Helping to push gold higher is a weaker U.S. dollar, which has fallen to fresh three-year lows against a basket of global currencies. Milling-Stanley said that he doesn’t expect this trend to change in 2018.
He added that the U.S. central bank will not be in a hurry to raise interest rates rapidly this year, which will keep real interest rates low and keep pressure on the U.S. dollar.
“I feel really good about the gold market in 2018. But I have serious anxiety for the U.S. dollar,” he said.
Milling-Stanley said that he is also suspicious that the U.S. economy will see significant growth in 2018 despite the fact that the U.S. government has passed historic tax cuts to increase consumption.

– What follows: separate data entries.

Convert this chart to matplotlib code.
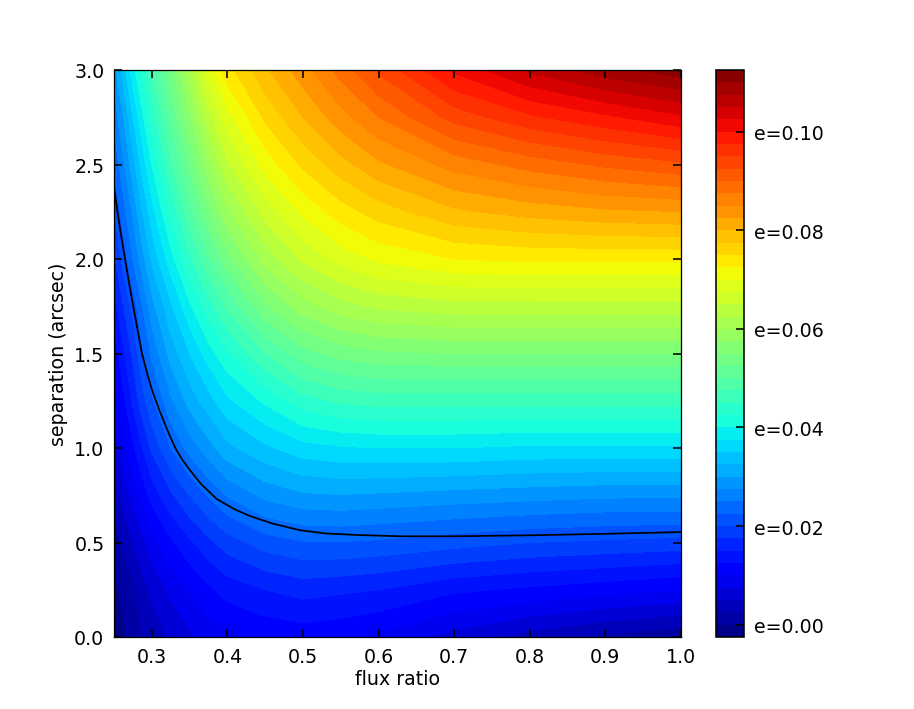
import numpy as np
import matplotlib
matplotlib.use("Agg")
import matplotlib.pyplot as plt

# flux ratio / separation grid, e values
flux = [0.25, 0.2625, 0.275, 0.2875, 0.30, 0.325, 0.35, 0.375, 0.40,
        0.45, 0.50, 0.55, 0.60, 0.70, 0.80, 0.90, 1.00]
sep = [0.0, 0.25, 0.5, 0.75, 1.0, 1.25, 1.5, 1.75, 2.0, 2.25, 2.5, 2.75, 3.0]
e_vals = [
    [-0.0015, -0.0005, 0.001, 0.0025, 0.0035, 0.0055, 0.007, 0.0085, 0.0095,
     0.0105, 0.011, 0.0105, 0.0095, 0.0065, 0.004, 0.002, 0.0005],
    [-0.0005, 0.0005, 0.002, 0.004, 0.0055, 0.008, 0.010, 0.012, 0.0135,
     0.015, 0.016, 0.0155, 0.015, 0.013, 0.012, 0.011, 0.010],
    [0.001, 0.003, 0.005, 0.007, 0.009, 0.012, 0.0145, 0.0168, 0.0188,
     0.0212, 0.0223, 0.0224, 0.022, 0.021, 0.020, 0.0195, 0.019],
    [0.0035, 0.006, 0.0085, 0.011, 0.0135, 0.017, 0.020, 0.0228, 0.0252,
     0.0282, 0.0296, 0.0299, 0.0296, 0.029, 0.0285, 0.028, 0.028],
    [0.006, 0.009, 0.012, 0.015, 0.018, 0.0225, 0.026, 0.029, 0.0318,
     0.0345, 0.0365, 0.0372, 0.0375, 0.0375, 0.037, 0.037, 0.037],
    [0.0085, 0.012, 0.0155, 0.019, 0.022, 0.027, 0.031, 0.034, 0.037,
     0.0405, 0.0440, 0.0455, 0.046, 0.046, 0.046, 0.046, 0.046],
    [0.011, 0.0145, 0.018, 0.022, 0.0255, 0.031, 0.035, 0.0388, 0.042,
     0.0475, 0.0515, 0.0535, 0.0545, 0.055, 0.055, 0.055, 0.055],
    [0.014, 0.0175, 0.021, 0.025, 0.029, 0.0345, 0.0395, 0.044, 0.048,
     0.0545, 0.059, 0.0615, 0.063, 0.064, 0.064, 0.064, 0.064],
    [0.017, 0.021, 0.025, 0.029, 0.033, 0.039, 0.0445, 0.0495, 0.054,
     0.061, 0.0655, 0.0685, 0.0705, 0.0725, 0.073, 0.073, 0.073],
    [0.020, 0.024, 0.028, 0.0325, 0.0365, 0.043, 0.049, 0.0545, 0.0595,
     0.066, 0.0705, 0.0738, 0.0762, 0.0795, 0.081, 0.082, 0.0825],
    [0.023, 0.027, 0.0315, 0.036, 0.040, 0.047, 0.053, 0.059, 0.0645,
     0.071, 0.0755, 0.079, 0.082, 0.086, 0.0885, 0.0905, 0.092],
    [0.026, 0.030, 0.035, 0.0395, 0.0435, 0.0505, 0.057, 0.064, 0.069,
     0.0755, 0.080, 0.084, 0.0875, 0.0935, 0.097, 0.0995, 0.102],
    [0.029, 0.034, 0.039, 0.043, 0.047, 0.054, 0.0615, 0.069, 0.074,
     0.0795, 0.084, 0.0885, 0.093, 0.1005, 0.1055, 0.109, 0.1115],
]

# black limit curve
line_x = [0.25, 0.255, 0.26, 0.265, 0.27, 0.275, 0.28, 0.287, 0.295, 0.30,
          0.31, 0.32, 0.331, 0.34, 0.35, 0.365, 0.386, 0.41, 0.43, 0.46,
          0.496, 0.53, 0.57, 0.628, 0.70, 0.80, 0.90, 1.00]
line_y = [2.38, 2.24, 2.11, 1.99, 1.87, 1.76, 1.65, 1.50, 1.38, 1.31,
          1.20, 1.10, 1.00, 0.94, 0.885, 0.81, 0.73, 0.675, 0.64, 0.60,
          0.565, 0.548, 0.54, 0.533, 0.533, 0.538, 0.546, 0.555]

levels = np.arange(-0.0025, 0.1126, 0.0025)
cb_ticks = [0.0, 0.02, 0.04, 0.06, 0.08, 0.10]

plt.rcParams['font.family'] = 'DejaVu Sans'
plt.rcParams['xtick.direction'] = 'in'
plt.rcParams['ytick.direction'] = 'in'
plt.rcParams['xtick.top'] = True
plt.rcParams['ytick.right'] = True

fig = plt.figure(figsize=(8, 6.2144), dpi=114.25, facecolor='white')
ax = fig.add_axes([114/914, 72/710, 567/914, 567/710])
cax = fig.add_axes([716/914, 72/710, 28/914, 567/710])

X, Y = np.meshgrid(flux, sep)
cs = ax.contourf(X, Y, np.array(e_vals), levels=levels, cmap='jet')
ax.plot(line_x, line_y, 'k-', lw=1.1)

ax.set_xlim(0.25, 1.0)
ax.set_ylim(0.0, 3.0)
ax.set_xticks([0.3, 0.4, 0.5, 0.6, 0.7, 0.8, 0.9, 1.0])
ax.set_yticks([0.0, 0.5, 1.0, 1.5, 2.0, 2.5, 3.0])
ax.tick_params(labelsize=12, length=5, width=1, pad=6)
ax.set_xlabel('flux ratio', fontsize=12, labelpad=2)
ax.set_ylabel('separation (arcsec)', fontsize=12, labelpad=4)

cb = fig.colorbar(cs, cax=cax, ticks=cb_ticks, format='e=%.2f')
cb.ax.tick_params(labelsize=12, direction='in', length=5, width=1, pad=6)
cb.outline.set_linewidth(1)

fig.savefig('out.png', dpi=114.25, facecolor='white')
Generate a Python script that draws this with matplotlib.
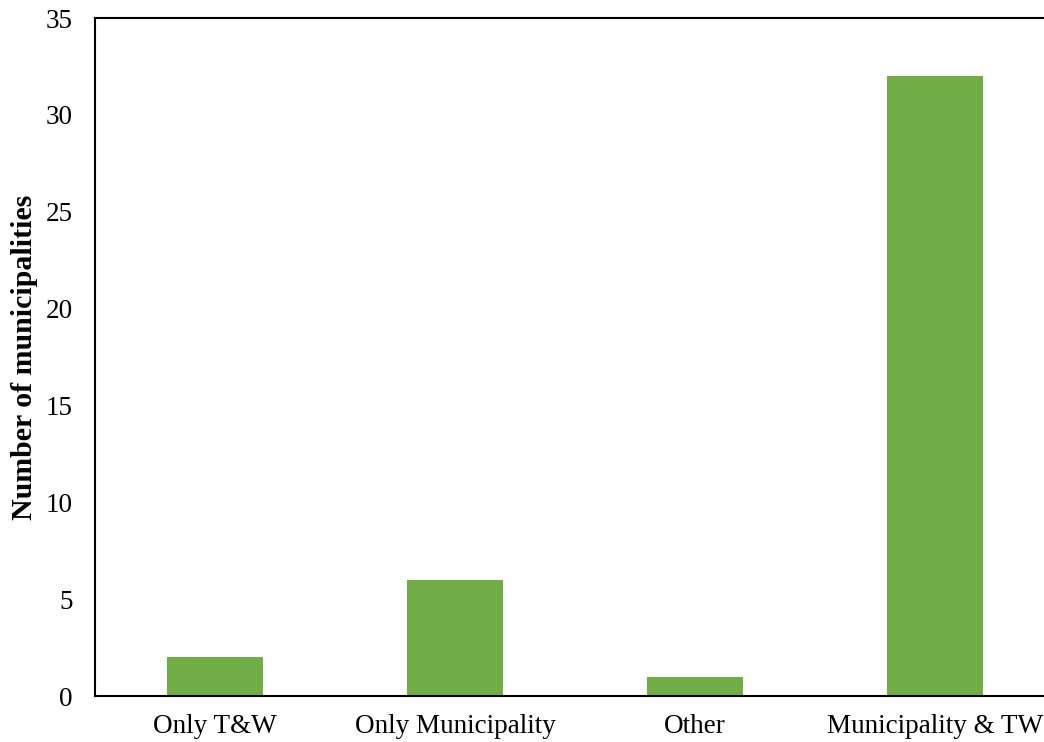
import matplotlib
matplotlib.use("Agg")
import matplotlib.pyplot as plt
import numpy as np

categories = ["Only T&W", "Only Municipality", "Other", "Municipality & TW"]
counts = [2, 6, 1, 32]
y_ticks = [0, 5, 10, 15, 20, 25, 30, 35]

plt.rcParams["font.family"] = ["Liberation Serif", "DejaVu Serif"]

fig = plt.figure(figsize=(10.44, 7.42), dpi=100)
ax = fig.add_axes([95 / 1044, 46 / 742, 960 / 1044, 678 / 742])

x = np.arange(len(categories))
ax.bar(x, counts, width=0.4, color="#70AD47")

ax.set_xlim(-0.5, len(categories) - 0.5)
ax.set_ylim(0, 35)
ax.set_yticks(y_ticks)
ax.set_xticks(x)
ax.set_xticklabels(categories)
ax.tick_params(axis="both", length=0, labelsize=19.5, colors="black")
ax.tick_params(axis="y", pad=16)
ax.tick_params(axis="x", pad=13)

for side in ("left", "bottom", "top"):
    ax.spines[side].set_linewidth(1.5)
    ax.spines[side].set_color("black")
ax.spines["right"].set_visible(False)

fig.text(25 / 1044, 1 - 357 / 742, "Number of municipalities", rotation=90,
         ha="center", va="center", fontsize=21.5, fontweight="bold")

fig.savefig("out.png", dpi=100)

Instead of spurring growth, Milling-Stanley said that he expects companies to hoard their new found tax windfall and use it to buy back stocks, supporting an overextended equity market.
“I have serious concerns for supply-side economic policies and I don’t believe the tax cuts will generate enough growth,” he said. “Instead the tax cuts are going to drive up the deficit, which nobody seems to be talking about anymore.”
While equity markets could continue to push higher, Milling-Stanley said that he does not expect this will be much of a headwind for the gold market in 2018. He explained that gold will remain an attractive portfolio diversifier as more and more investors take defensive positions to protect against a potential market correction.
“We are in the ninth-year of a bull market in equities and while I don’t know when it will end, I do know that it will end,” he said.